▶ _GIVEN MATERIAL_:
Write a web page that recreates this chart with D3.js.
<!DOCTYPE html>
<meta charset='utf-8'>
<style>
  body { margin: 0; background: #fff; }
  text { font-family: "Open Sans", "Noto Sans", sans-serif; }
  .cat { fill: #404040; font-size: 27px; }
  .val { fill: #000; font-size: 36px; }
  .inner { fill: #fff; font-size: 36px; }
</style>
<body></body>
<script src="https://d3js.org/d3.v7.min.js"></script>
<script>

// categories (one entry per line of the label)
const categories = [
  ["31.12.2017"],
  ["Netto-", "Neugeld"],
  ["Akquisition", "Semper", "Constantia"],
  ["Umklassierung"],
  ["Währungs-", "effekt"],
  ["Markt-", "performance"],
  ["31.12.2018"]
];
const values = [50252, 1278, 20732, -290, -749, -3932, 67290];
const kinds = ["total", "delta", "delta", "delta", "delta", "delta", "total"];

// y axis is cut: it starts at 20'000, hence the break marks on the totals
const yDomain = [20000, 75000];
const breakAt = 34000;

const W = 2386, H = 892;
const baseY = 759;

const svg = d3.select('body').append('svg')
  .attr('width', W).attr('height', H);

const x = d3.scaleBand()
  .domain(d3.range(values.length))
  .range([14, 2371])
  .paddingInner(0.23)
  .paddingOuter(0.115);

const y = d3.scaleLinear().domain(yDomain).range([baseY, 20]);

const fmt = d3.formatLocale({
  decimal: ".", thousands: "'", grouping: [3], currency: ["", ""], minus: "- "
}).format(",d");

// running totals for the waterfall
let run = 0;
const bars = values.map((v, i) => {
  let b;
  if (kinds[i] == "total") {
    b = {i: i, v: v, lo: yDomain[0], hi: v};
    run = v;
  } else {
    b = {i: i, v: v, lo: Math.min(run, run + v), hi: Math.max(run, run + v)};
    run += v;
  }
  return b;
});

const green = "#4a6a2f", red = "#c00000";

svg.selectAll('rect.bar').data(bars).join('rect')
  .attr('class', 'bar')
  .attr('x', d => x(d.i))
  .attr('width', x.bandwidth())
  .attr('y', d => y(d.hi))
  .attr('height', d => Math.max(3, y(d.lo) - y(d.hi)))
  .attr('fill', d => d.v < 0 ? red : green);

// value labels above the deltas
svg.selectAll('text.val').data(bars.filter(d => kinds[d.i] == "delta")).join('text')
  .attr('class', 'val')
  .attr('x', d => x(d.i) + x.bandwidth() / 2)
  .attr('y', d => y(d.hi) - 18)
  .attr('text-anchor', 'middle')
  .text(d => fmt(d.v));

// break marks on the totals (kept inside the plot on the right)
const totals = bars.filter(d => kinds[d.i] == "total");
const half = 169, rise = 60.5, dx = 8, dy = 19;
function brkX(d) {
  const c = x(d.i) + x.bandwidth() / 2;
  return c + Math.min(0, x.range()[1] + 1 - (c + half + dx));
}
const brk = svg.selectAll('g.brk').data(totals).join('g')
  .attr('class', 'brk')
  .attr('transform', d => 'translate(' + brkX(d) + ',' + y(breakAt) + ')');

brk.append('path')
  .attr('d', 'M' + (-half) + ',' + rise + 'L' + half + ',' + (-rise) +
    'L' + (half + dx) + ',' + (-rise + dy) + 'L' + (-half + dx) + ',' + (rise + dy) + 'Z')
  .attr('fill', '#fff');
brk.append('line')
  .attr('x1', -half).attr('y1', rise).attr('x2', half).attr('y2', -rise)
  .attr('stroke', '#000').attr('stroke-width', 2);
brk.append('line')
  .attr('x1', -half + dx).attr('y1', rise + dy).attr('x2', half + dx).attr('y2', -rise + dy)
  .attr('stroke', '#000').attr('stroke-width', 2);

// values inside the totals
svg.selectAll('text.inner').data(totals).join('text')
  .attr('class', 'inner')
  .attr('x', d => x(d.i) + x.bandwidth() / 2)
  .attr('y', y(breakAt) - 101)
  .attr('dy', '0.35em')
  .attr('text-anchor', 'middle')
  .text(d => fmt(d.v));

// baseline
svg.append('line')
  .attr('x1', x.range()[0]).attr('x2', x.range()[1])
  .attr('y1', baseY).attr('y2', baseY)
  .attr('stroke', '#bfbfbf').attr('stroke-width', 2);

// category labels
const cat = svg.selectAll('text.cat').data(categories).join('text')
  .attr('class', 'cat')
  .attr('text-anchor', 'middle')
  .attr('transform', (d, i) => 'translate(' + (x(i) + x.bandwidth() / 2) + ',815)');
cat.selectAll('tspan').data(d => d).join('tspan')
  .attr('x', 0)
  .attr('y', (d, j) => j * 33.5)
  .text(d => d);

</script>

▶ _PROBLEM TO SOLVE_: Word for word, restate all of the data shown above.

▶ _SOLUTION BELOW_:
Write a web page that recreates this chart with D3.js.
<!DOCTYPE html>
<meta charset='utf-8'>
<style>
  body { margin: 0; background: #fff; }
  text { font-family: "Open Sans", "Noto Sans", sans-serif; }
  .cat { fill: #404040; font-size: 27px; }
  .val { fill: #000; font-size: 36px; }
  .inner { fill: #fff; font-size: 36px; }
</style>
<body></body>
<script src="https://d3js.org/d3.v7.min.js"></script>
<script>

// categories (one entry per line of the label)
const categories = [
  ["31.12.2017"],
  ["Netto-", "Neugeld"],
  ["Akquisition", "Semper", "Constantia"],
  ["Umklassierung"],
  ["Währungs-", "effekt"],
  ["Markt-", "performance"],
  ["31.12.2018"]
];
const values = [50252, 1278, 20732, -290, -749, -3932, 67290];
const kinds = ["total", "delta", "delta", "delta", "delta", "delta", "total"];

// y axis is cut: it starts at 20'000, hence the break marks on the totals
const yDomain = [20000, 75000];
const breakAt = 34000;

const W = 2386, H = 892;
const baseY = 759;

const svg = d3.select('body').append('svg')
  .attr('width', W).attr('height', H);

const x = d3.scaleBand()
  .domain(d3.range(values.length))
  .range([14, 2371])
  .paddingInner(0.23)
  .paddingOuter(0.115);

const y = d3.scaleLinear().domain(yDomain).range([baseY, 20]);

const fmt = d3.formatLocale({
  decimal: ".", thousands: "'", grouping: [3], currency: ["", ""], minus: "- "
}).format(",d");

// running totals for the waterfall
let run = 0;
const bars = values.map((v, i) => {
  let b;
  if (kinds[i] == "total") {
    b = {i: i, v: v, lo: yDomain[0], hi: v};
    run = v;
  } else {
    b = {i: i, v: v, lo: Math.min(run, run + v), hi: Math.max(run, run + v)};
    run += v;
  }
  return b;
});

const green = "#4a6a2f", red = "#c00000";

svg.selectAll('rect.bar').data(bars).join('rect')
  .attr('class', 'bar')
  .attr('x', d => x(d.i))
  .attr('width', x.bandwidth())
  .attr('y', d => y(d.hi))
  .attr('height', d => Math.max(3, y(d.lo) - y(d.hi)))
  .attr('fill', d => d.v < 0 ? red : green);

// value labels above the deltas
svg.selectAll('text.val').data(bars.filter(d => kinds[d.i] == "delta")).join('text')
  .attr('class', 'val')
  .attr('x', d => x(d.i) + x.bandwidth() / 2)
  .attr('y', d => y(d.hi) - 18)
  .attr('text-anchor', 'middle')
  .text(d => fmt(d.v));

// break marks on the totals (kept inside the plot on the right)
const totals = bars.filter(d => kinds[d.i] == "total");
const half = 169, rise = 60.5, dx = 8, dy = 19;
function brkX(d) {
  const c = x(d.i) + x.bandwidth() / 2;
  return c + Math.min(0, x.range()[1] + 1 - (c + half + dx));
}
const brk = svg.selectAll('g.brk').data(totals).join('g')
  .attr('class', 'brk')
  .attr('transform', d => 'translate(' + brkX(d) + ',' + y(breakAt) + ')');

brk.append('path')
  .attr('d', 'M' + (-half) + ',' + rise + 'L' + half + ',' + (-rise) +
    'L' + (half + dx) + ',' + (-rise + dy) + 'L' + (-half + dx) + ',' + (rise + dy) + 'Z')
  .attr('fill', '#fff');
brk.append('line')
  .attr('x1', -half).attr('y1', rise).attr('x2', half).attr('y2', -rise)
  .attr('stroke', '#000').attr('stroke-width', 2);
brk.append('line')
  .attr('x1', -half + dx).attr('y1', rise + dy).attr('x2', half + dx).attr('y2', -rise + dy)
  .attr('stroke', '#000').attr('stroke-width', 2);

// values inside the totals
svg.selectAll('text.inner').data(totals).join('text')
  .attr('class', 'inner')
  .attr('x', d => x(d.i) + x.bandwidth() / 2)
  .attr('y', y(breakAt) - 101)
  .attr('dy', '0.35em')
  .attr('text-anchor', 'middle')
  .text(d => fmt(d.v));

// baseline
svg.append('line')
  .attr('x1', x.range()[0]).attr('x2', x.range()[1])
  .attr('y1', baseY).attr('y2', baseY)
  .attr('stroke', '#bfbfbf').attr('stroke-width', 2);

// category labels
const cat = svg.selectAll('text.cat').data(categories).join('text')
  .attr('class', 'cat')
  .attr('text-anchor', 'middle')
  .attr('transform', (d, i) => 'translate(' + (x(i) + x.bandwidth() / 2) + ',815)');
cat.selectAll('tspan').data(d => d).join('tspan')
  .attr('x', 0)
  .attr('y', (d, j) => j * 33.5)
  .text(d => d);

</script>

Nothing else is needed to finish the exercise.